Within days, eight Republican senators sent a letter opposing the new standard as an impediment to land development and economic growth. Among the signatories was John Cornyn of Texas. Within three months of sending that letter, large areas of Cornyn’s district were underwater, including damage to new buildings that may not have been there had the FFRMS been in place earlier. Then severe flooding happened again in 2016 on the Brazos River. And now Harvey is wreaking havoc.

The new FFRMS would have limited the construction of new structures in Houston in the path of floods like the ones we’re seeing from Harvey, and the standard was an important step toward greater flood resiliency nationwide.

The senators who signed the letter opposing Obama’s Executive Order 13690 were from Texas, Louisiana, Mississippi, Arkansas, Georgia, and Missouri. These states include some of the largest net recipients of NFIP funds. From 1994–2014, Mississippi received $5.60 in NFIP disaster payouts for every dollar in premiums its residents paid, compared to three cents for Wyoming and four cents for Utah, for example.

Why such imbalances? Bad luck, in part—Louisiana’s $3.82 is sharply reduced if you subtract Katrina. But climate change seems to be ticking up the magnitude and frequency of storms, and uncontrolled development without a doubt puts more and more infrastructure at risk. Three 500-year floods in Houston in the past three years, as some suggest, is beyond random bad luck.

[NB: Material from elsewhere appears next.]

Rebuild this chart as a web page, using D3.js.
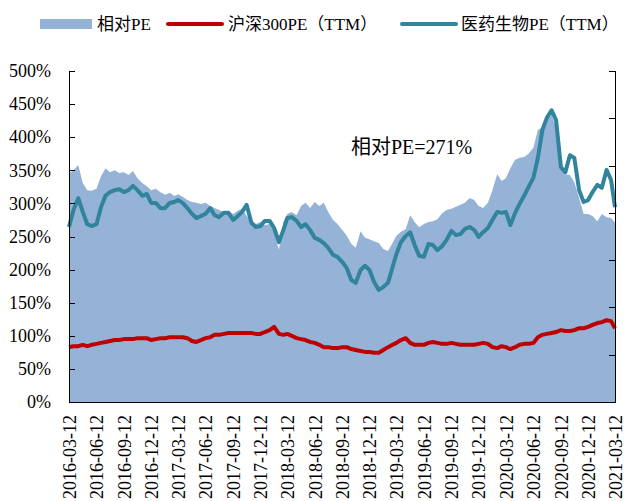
<!DOCTYPE html>
<html lang="zh">
<head>
<meta charset="utf-8">
<title>相对PE</title>
<script src="https://cdn.jsdelivr.net/npm/d3@7"></script>
<style>
  body { margin: 0; background: #fff; }
  svg { display: block; font-family: "Liberation Serif", "Times New Roman", "Noto Sans CJK SC", serif; }
  .axis path, .axis line { stroke: #000; shape-rendering: crispEdges; }
  .axis text { font-size: 18px; fill: #000; font-family: "Liberation Serif", serif; }
</style>
</head>
<body>
<svg id="chart"></svg>
<script>
// half-monthly samples, 2016-03-12 .. 2021-03-12
var startDate = new Date(2016, 2, 12);
var dates = d3.range(121).map(function(i) {
  var m = d3.timeMonth.offset(startDate, Math.floor(i / 2));
  return i % 2 === 0 ? m : new Date(m.getFullYear(), m.getMonth(), 27);
});

// 相对PE (%)
var relPE = [346,350,358,331,320,319,322,341,353,347,
  350,346,347,343,349,338,331,326,320,322,
  317,313,316,311,314,310,305,302,301,299,
  301,296,293,290,287,289,284,289,292,281,
  273,269,272,267,269,257,230,272,284,287,
  282,296,301,293,302,296,301,287,275,269,
  260,251,239,233,258,248,246,243,240,231,
  228,240,251,257,261,282,272,264,269,272,
  273,276,285,290,292,295,298,301,308,305,
  296,293,301,320,344,334,338,353,366,369,
  370,375,384,411,415,427,434,414,358,344,
  343,332,308,284,284,281,273,284,279,278,
  271];

// 医药生物PE（TTM）
var pharmaPE = [37.0,40.6,43.1,40.2,37.6,37.2,37.6,41.2,43.6,44.4,
  44.8,45.0,44.4,44.8,45.7,44.8,43.6,44.0,42.1,42.1,
  41.0,41.0,42.1,42.3,42.7,42.1,41.0,39.8,38.9,39.3,
  39.8,41.0,39.5,39.1,40.0,40.0,38.5,39.3,40.2,41.7,
  37.9,37.0,37.2,38.3,38.3,36.8,33.8,36.4,38.9,39.1,
  38.3,37.0,37.6,36.4,34.7,34.3,33.6,32.6,31.1,30.7,
  29.6,28.3,25.8,25.2,27.9,28.8,27.9,25.4,23.7,24.3,
  25.2,28.5,31.3,33.8,35.1,35.9,33.2,30.9,30.7,33.4,
  33.2,32.1,33.0,34.3,36.2,35.3,35.5,36.6,37.0,36.4,
  34.9,35.9,36.8,38.5,40.2,40.0,40.2,37.4,40.0,41.9,
  43.6,45.5,47.4,51.6,57.5,60.1,61.7,59.6,49.7,48.6,
  52.2,51.6,44.8,42.3,42.7,44.4,45.9,45.3,49.1,46.9,
  41.2];

// 沪深300PE（TTM）
var hs300PE = [11.6,11.8,11.8,12.1,11.8,12.1,12.3,12.5,12.7,12.9,
  13.1,13.1,13.3,13.3,13.3,13.5,13.5,13.5,13.1,13.3,
  13.5,13.5,13.7,13.7,13.7,13.7,13.5,12.9,12.7,13.1,
  13.5,13.7,14.2,14.2,14.4,14.6,14.6,14.6,14.6,14.6,
  14.6,14.4,14.4,14.8,15.2,15.9,14.4,14.2,14.4,14.0,
  13.5,13.3,13.1,12.7,12.5,12.1,11.6,11.6,11.4,11.4,
  11.6,11.6,11.2,11.0,10.8,10.6,10.6,10.4,10.4,11.0,
  11.6,12.1,12.5,13.1,13.5,12.5,12.1,12.1,12.1,12.5,
  12.7,12.5,12.3,12.3,12.5,12.3,12.1,12.1,12.1,12.1,
  12.3,12.5,12.3,11.6,11.4,11.8,11.6,11.2,11.6,12.1,
  12.3,12.3,12.5,13.7,14.2,14.4,14.6,14.8,15.2,15.0,
  15.0,15.2,15.6,15.6,15.9,16.3,16.7,16.9,17.3,17.1,
  15.6];

var xTickLabels = ["2016-03-12","2016-06-12","2016-09-12","2016-12-12","2017-03-12",
  "2017-06-12","2017-09-12","2017-12-12","2018-03-12","2018-06-12","2018-09-12",
  "2018-12-12","2019-03-12","2019-06-12","2019-09-12","2019-12-12","2020-03-12",
  "2020-06-12","2020-09-12","2020-12-12","2021-03-12"];
var leftTicks = [0,50,100,150,200,250,300,350,400,450,500];
var rightTicks = [0,10,20,30,40,50,60,70];

var width = 625, height = 501;
var margin = {top: 71, right: 10, bottom: 99, left: 69};
var w = width - margin.left - margin.right;
var h = height - margin.top - margin.bottom;

var svg = d3.select("#chart").attr("width", width).attr("height", height);
var g = svg.append("g").attr("transform", "translate(" + margin.left + "," + margin.top + ")");

var parse = d3.timeParse("%Y-%m-%d");
var x = d3.scaleTime()
  .domain([parse(xTickLabels[0]), parse(xTickLabels[xTickLabels.length - 1])])
  .range([0, w]);
var yL = d3.scaleLinear().domain([0, 500]).range([h, 0]);
var yR = d3.scaleLinear().domain([0, 70]).range([h, 0]);

var rows = dates.map(function(d, i) {
  return {date: d, rel: relPE[i], pharma: pharmaPE[i], hs: hs300PE[i]};
});

// relative PE area
g.append("path")
  .datum(rows)
  .attr("fill", "#95B3D7")
  .attr("d", d3.area()
    .x(function(d) { return x(d.date); })
    .y0(h)
    .y1(function(d) { return yL(d.rel); }));

var lineHs = d3.line().x(function(d) { return x(d.date); }).y(function(d) { return yR(d.hs); });
var linePh = d3.line().x(function(d) { return x(d.date); }).y(function(d) { return yR(d.pharma); });

g.append("path").datum(rows)
  .attr("fill", "none").attr("stroke", "#C00000").attr("stroke-width", 4)
  .attr("stroke-linejoin", "round").attr("d", lineHs);

g.append("path").datum(rows)
  .attr("fill", "none").attr("stroke", "#31849B").attr("stroke-width", 4)
  .attr("stroke-linejoin", "round").attr("d", linePh);

// left axis, ticks inside
g.append("g").attr("class", "axis")
  .call(d3.axisLeft(yL).tickValues(leftTicks).tickSize(-6).tickPadding(18)
    .tickFormat(function(d) { return d + "%"; }))
  .call(function(s) { s.select(".domain").attr("stroke-width", 1.5); });

// right axis, no labels
g.append("g").attr("class", "axis")
  .attr("transform", "translate(" + w + ",0)")
  .call(d3.axisRight(yR).tickValues(rightTicks).tickSize(-6).tickFormat(""))
  .call(function(s) { s.select(".domain").attr("stroke-width", 1.5); });

// bottom axis
var xAxis = g.append("g").attr("class", "axis")
  .attr("transform", "translate(0," + h + ")")
  .call(d3.axisBottom(x).tickValues(xTickLabels.map(parse)).tickSize(0)
    .tickFormat(d3.timeFormat("%Y-%m-%d")));
xAxis.select(".domain").attr("stroke-width", 1.5);
xAxis.selectAll("text")
  .attr("transform", "rotate(-90)")
  .attr("text-anchor", "end")
  .attr("x", -13)
  .attr("y", 0)
  .attr("dy", "0.35em");

// annotation
svg.append("text")
  .attr("x", 351).attr("y", 154)
  .attr("font-size", 20)
  .attr("fill", "#000")
  .text("相对PE=271%");

// legend
var legendY = 24;
var legend = svg.append("g").attr("font-size", 17);
legend.append("rect").attr("x", 40).attr("y", legendY - 5).attr("width", 52).attr("height", 10).attr("fill", "#95B3D7");
legend.append("text").attr("x", 97).attr("y", legendY).attr("dy", "0.35em").text("相对PE");
legend.append("line").attr("x1", 168).attr("x2", 222).attr("y1", legendY).attr("y2", legendY)
  .attr("stroke", "#C00000").attr("stroke-width", 4).attr("stroke-linecap", "round");
legend.append("text").attr("x", 228).attr("y", legendY).attr("dy", "0.35em").text("沪深300PE（TTM）");
legend.append("line").attr("x1", 402).attr("x2", 456).attr("y1", legendY).attr("y2", legendY)
  .attr("stroke", "#31849B").attr("stroke-width", 4).attr("stroke-linecap", "round");
legend.append("text").attr("x", 461).attr("y", legendY).attr("dy", "0.35em").text("医药生物PE（TTM）");
</script>
</body>
</html>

Federal flood insurance payouts and other disaster relief are not just another form of political pork sent home, like highway dollars fixing potholes. Every dollar is a tiny compensation for the misery endured by flood victims. The White House’s rationale for killing Executive Order 13690 was to establish “discipline and accountability in the environmental review and permitting process for infrastructure projects.” Score one point for partisan dogma.

Instead, our shared goal should be to find prudent measures to wind down flood losses, not convulsively labeling any limitation on developing flood-prone land as a “job killer.” The Federal Flood Risk Management Standard was just such a prudent measure, a reasonable precaution to limit damages from future Harveys.

Nicholas Pinter is the Shlemon professor of applied geosciences and associate director of the Center for Watershed Sciences at University of California, Davis.

This entry was posted in Around the World, Climate Change, flood, Floodplains, Planning and Management and tagged , , , . Bookmark the permalink.

9 Responses to Trump Killed Obama’s Flood Protection Rule Two Weeks Ago

  1. rranade says:

    I expected a more specific description of what EO 13690 meant, before you jumped to a conclusion of what its repeal meant. The EO strictly applied to federal investments and nothing beyond; for example, it would not apply to a private development being built in harm’s way in Houston. The EO certainly did not affect NFIP standards or rates. To say “The new FFRMS would have limited the construction of new structures” is true but it is misleading unless you qualify that the only structures it would have precluded from construction are those that entailed a federal investment.

    • gardenfreak says:

      … and who do you think backs up the various federal insurance programs and loans? let alone the subsidies and grants for various local and state projects?…

      • Kriss says:

        Yep, and here in California who backs the insurance when we have an earthquake or when there’s a tornado in any number of states…guess they should build anywhere a hurricane could possibly affect, say like Texas, Louisiana, Mississippi, Alabama, Georgia, Florida, South Carolina up through the eastern seaboard. With this reasoning there shouldn’t be anything built anywhere….lol, get a clue.

  2. Kriss says:

    Wow….I guess Houston wouldn’t be a city if the Obama plan was set way back when. Heck, any city on the Mississippi shouldn’t be there or any next to a delta. Maybe places like Atlantic City should be dug up and dismantled along with every home within 20 miles of any beach. But I’ll say building a city below sea level wasn’t very smart….
    There just needs to be a disclaimer on any property that within 20 miles of the beach, river, lake or delta….you buy it and if you can get insurance you are on your own.

  3. Diana C Wood says:

    This information needs to get out NOW to a much wider news media. President Trump has been going about dismantling many of the rational polices President Obama put in place. Poor land use decisions, based on greed and denial, are putting peoples lives at risk so a bunch of developers can build in flood plains etc. Please forward this article to Rachel Maddow @ MSNBC (I couldn’t figure out how to do it!)

    • Kriss says:

      So are you saying that all those folks that build their homes within say 10 miles of the beach shouldn’t be there? Irma says it may be something like 20 miles at least. Then there is every city built on the Mississippi…come on, when you talk of flood plains there’s never going to be a safe place when the big one hits. California is the poster child….building homes next to and on faults. Then you have homes being built in tornado alley….going to make them stop. You folks really need to get a life!!

  4. Pingback: Flood risk is about where you build stuff - jfleck at inkstain

  5. Pingback: On the Contrary » Blog Archive » De Flood, De Flood (De plane, De plane)

  6. Greg Madison says:

    When you say, “climate change seems to be ticking up the magnitude and frequency of storms,” do you mean that water is both quicker to evaporate from the surface and simultaneously quicker to precipitate from the stratosphere?

    To increase the frequency of storms, wouldn’t that require both a warmer surface (for faster evaporation) and a cooler stratosphere (to condense the water into clouds and precipitate)? I didn’t know that this was happening!

    On the other hand, for there to be an increase to the magnitude of storms, wouldn’t the stratosphere need to be warmer to keep the precipitation from occurring until a large storm was formed?

    Logically, the simultaneous uptick in the “magnitude and frequency of storms” would necessitate higher surface temperatures, a cooler stratosphere, and a hotter stratosphere.

    I’m pretty sure the climate of the planet is smarter than a logical fallacy. Are you?